Sin embargo, en vista de que incursionan cada vez más en la creación, la distribución y los encargos periodísticos, también tienen la responsabilidad de empezar a defender el periodismo.
Nuestros líderes políticos también deben participar. Quienes fueron electos para defender nuestra Constitución traicionan sus ideales cuando socavan la prensa libre a favor de ganancias políticas a corto plazo. Los líderes de ambos partidos deben apoyar el periodismo independiente y combatir las iniciativas en contra de la prensa en el país y en el extranjero.
Aquí en Estados Unidos eso implica rechazar esfuerzos como las demandas e investigaciones frívolas que van tras las filtraciones gubernamentales con el fin de sofocar los reportajes agresivos. Y en todo el mundo eso significa oponerse al sinfín de iniciativas que tienen como objetivo atacar, intimidar y deslegitimar a los periodistas.

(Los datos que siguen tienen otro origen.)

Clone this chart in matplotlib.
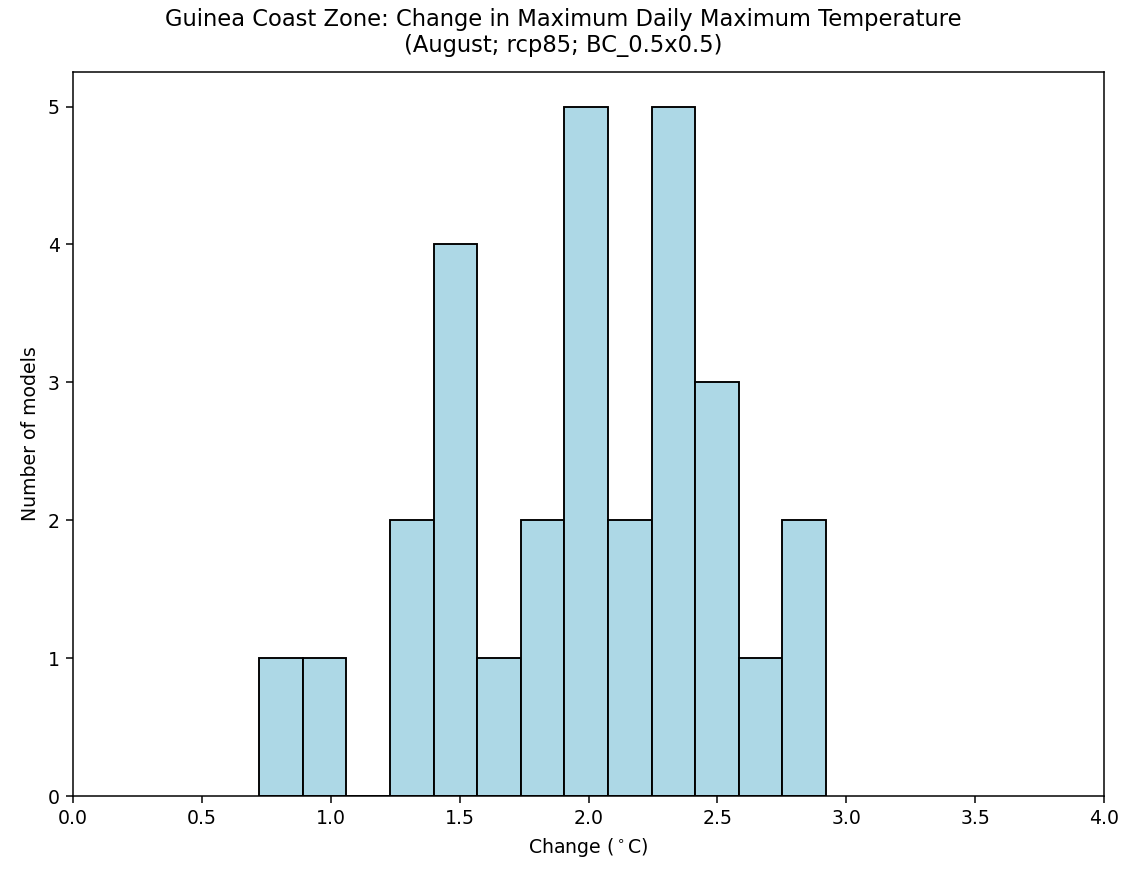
import numpy as np
import matplotlib
matplotlib.use("Agg")
import matplotlib.pyplot as plt

# histogram of model changes
bin_lo = 0.722
bin_hi = 2.921
counts = [1, 1, 0, 2, 4, 1, 2, 5, 2, 5, 3, 1, 2]

edges = np.linspace(bin_lo, bin_hi, len(counts) + 1)
centers = (edges[:-1] + edges[1:]) / 2

dpi = 136
fig = plt.figure(figsize=(1127 / dpi, 869 / dpi), dpi=dpi)
ax = fig.add_axes([0.0648, 0.084, 0.9148, 0.833])
ax.hist(centers, bins=edges, weights=counts, color='lightblue', edgecolor='black')
ax.set_xlim(0, 4)
ax.set_xticks(np.arange(0, 4.01, 0.5))
ax.set_xlabel('Change ($^\\circ$C)')
ax.set_ylabel('Number of models')
fig.suptitle('Guinea Coast Zone: Change in Maximum Daily Maximum Temperature\n(August; rcp85; BC_0.5x0.5)',
             y=0.991, fontsize=12)
fig.savefig('out.png', dpi=dpi)
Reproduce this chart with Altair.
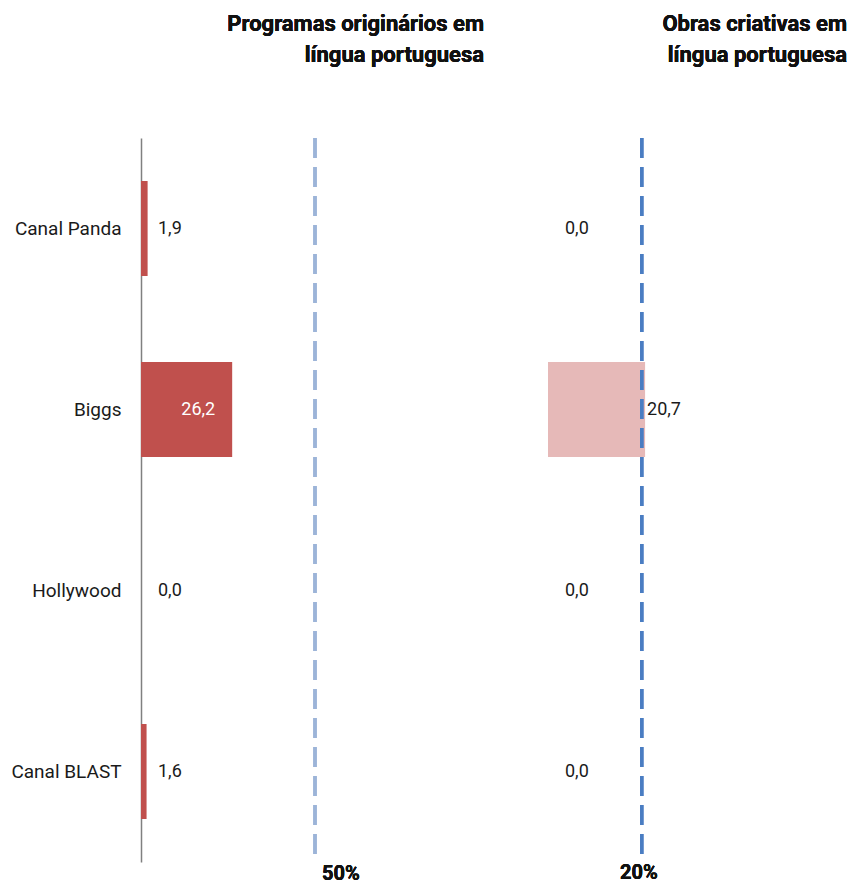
import altair as alt
import pandas as pd

categories = ["Canal Panda", "Biggs", "Hollywood", "Canal BLAST"]
programas = [1.9, 26.2, 0.0, 1.6]
obras = [0.0, 20.7, 0.0, 0.0]
meta_programas = 50
meta_obras = 20
title_left = ["Programas originários em", "língua portuguesa"]
title_right = ["Obras criativas em", "língua portuguesa"]

df = pd.DataFrame({"cat": categories, "prog": programas, "obras": obras})

W, H = 707, 724
FONT = "Roboto"

sx_left = alt.Scale(domain=[0, 50], range=[0, 174])
sx_right = alt.Scale(domain=[0, 20], range=[407, 500.8])

y_enc = alt.Y("cat:N", sort=categories,
              scale=alt.Scale(paddingInner=0.475, paddingOuter=0.2375),
              axis=alt.Axis(title=None, ticks=False, labelPadding=20,
                            labelFontSize=19, labelFont=FONT, labelColor="#1a1a1a",
                            domainColor="#808080", domainWidth=1.5, grid=False))

base = alt.Chart(df).transform_calculate(
    lp="replace(format(datum.prog, '.1f'), '.', ',')",
    lo="replace(format(datum.obras, '.1f'), '.', ',')",
    zero="0",
)

bars_left = base.mark_bar(color="#c0504d").encode(
    x=alt.X("prog:Q", scale=sx_left, axis=None), y=y_enc)
bars_right = base.mark_bar(color="#e6b9b8").encode(
    x=alt.X("obras:Q", scale=sx_right, axis=None), y=y_enc)

LBL = 18
lbl_left_small = base.transform_filter("datum.prog < 10").mark_text(
    align="left", dx=17, fontSize=LBL, font=FONT, color="#1a1a1a").encode(
    x=alt.X("zero:Q", scale=sx_left, axis=None), y=y_enc, text="lp:N")
lbl_left_big = base.transform_filter("datum.prog >= 10").mark_text(
    align="right", dx=-17, fontSize=LBL, font=FONT, color="white").encode(
    x=alt.X("prog:Q", scale=sx_left, axis=None), y=y_enc, text="lp:N")

lbl_right_small = base.transform_filter("datum.obras < 10").mark_text(
    align="left", dx=17, fontSize=LBL, font=FONT, color="#1a1a1a").encode(
    x=alt.X("zero:Q", scale=sx_right, axis=None), y=y_enc, text="lo:N")
lbl_right_big = base.transform_filter("datum.obras >= 10").mark_text(
    align="left", dx=2, fontSize=LBL, font=FONT, color="#1a1a1a").encode(
    x=alt.X("obras:Q", scale=sx_right, axis=None), y=y_enc, text="lo:N")

rule_left = alt.Chart(df).mark_rule(color="#9cb4d8", strokeWidth=3, strokeDash=[20, 9]).encode(
    x=alt.X(datum=meta_programas, type="quantitative", scale=sx_left, axis=None))
rule_right = alt.Chart(df).mark_rule(color="#4a7dc2", strokeWidth=3, strokeDash=[20, 9]).encode(
    x=alt.X(datum=meta_obras, type="quantitative", scale=sx_right, axis=None))

txt_left = alt.Chart(df).mark_text(align="left", baseline="top", dx=7, fontSize=20,
                                   fontWeight="bold", font=FONT, color="#111").encode(
    x=alt.X(datum=meta_programas, type="quantitative", scale=sx_left, axis=None),
    y=alt.value(H + 2), text=alt.value(f"{meta_programas}%"))
txt_right = alt.Chart(df).mark_text(align="center", baseline="top", dx=-3, fontSize=20,
                                    fontWeight="bold", font=FONT, color="#111").encode(
    x=alt.X(datum=meta_obras, type="quantitative", scale=sx_right, axis=None),
    y=alt.value(H + 1), text=alt.value(f"{meta_obras}%"))

title_l = alt.Chart(df).mark_text(align="right", baseline="middle", fontSize=22,
                                  fontWeight="bold", font=FONT, color="#111", lineHeight=31).encode(
    x=alt.value(343), y=alt.value(-114), text=alt.value(title_left))
title_r = alt.Chart(df).mark_text(align="right", baseline="middle", fontSize=22,
                                  fontWeight="bold", font=FONT, color="#111", lineHeight=31).encode(
    x=alt.value(W - 1), y=alt.value(-114), text=alt.value(title_right))

chart = alt.layer(
    bars_left, bars_right, rule_left, rule_right,
    lbl_left_small, lbl_left_big, lbl_right_small, lbl_right_big,
    txt_left, txt_right, title_l, title_r,
).resolve_scale(x="independent").properties(
    width=W, height=H,
    autosize=alt.AutoSizeParams(type="none"),
    padding={"left": 133, "top": 130, "right": 0, "bottom": 30},
).configure_view(stroke=None)

chart.save("out.html", embed_options={"renderer": "svg", "actions": False})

Finalmente, ningunos de estos esfuerzos hará una diferencia a menos que alcemos la voz. Debemos empezar a estar atentos a la procedencia de las noticias que leemos o escuchamos y a cómo se crean. Hay que encontrar organizaciones noticiosas en las que confiemos e impulsar el trabajo arduo y costoso de los reportajes originales adquiriendo una suscripción. Tenemos que apoyar a organizaciones como el Comité para la Protección de los Periodistas y Reporteros sin Fronteras, que defienden a los periodistas en riesgo de todo el mundo. Más que nada, debemos apartarle un espacio al periodismo en nuestra vida cotidiana y aprovechar la información que obtenemos para marcar la diferencia.
El verdadero poder de una prensa libre es una ciudadanía informada y comprometida. Creo en el periodismo independiente y quiero que prospere. Creo en este país y en sus valores, y quiero que los honremos y los ofrezcamos como modelo para un mundo más libre y justo.
Estados Unidos ha hecho más que cualquier otro país por popularizar la idea de la libre expresión y defender los derechos de la prensa libre. Ha llegado el momento de volver a luchar por esos ideales.
(A.G. Sulzberger es el editor de The New York Times).
(Este artículo de opinión se ofreció originalmente como una charla en la Universidad Brown el lunes).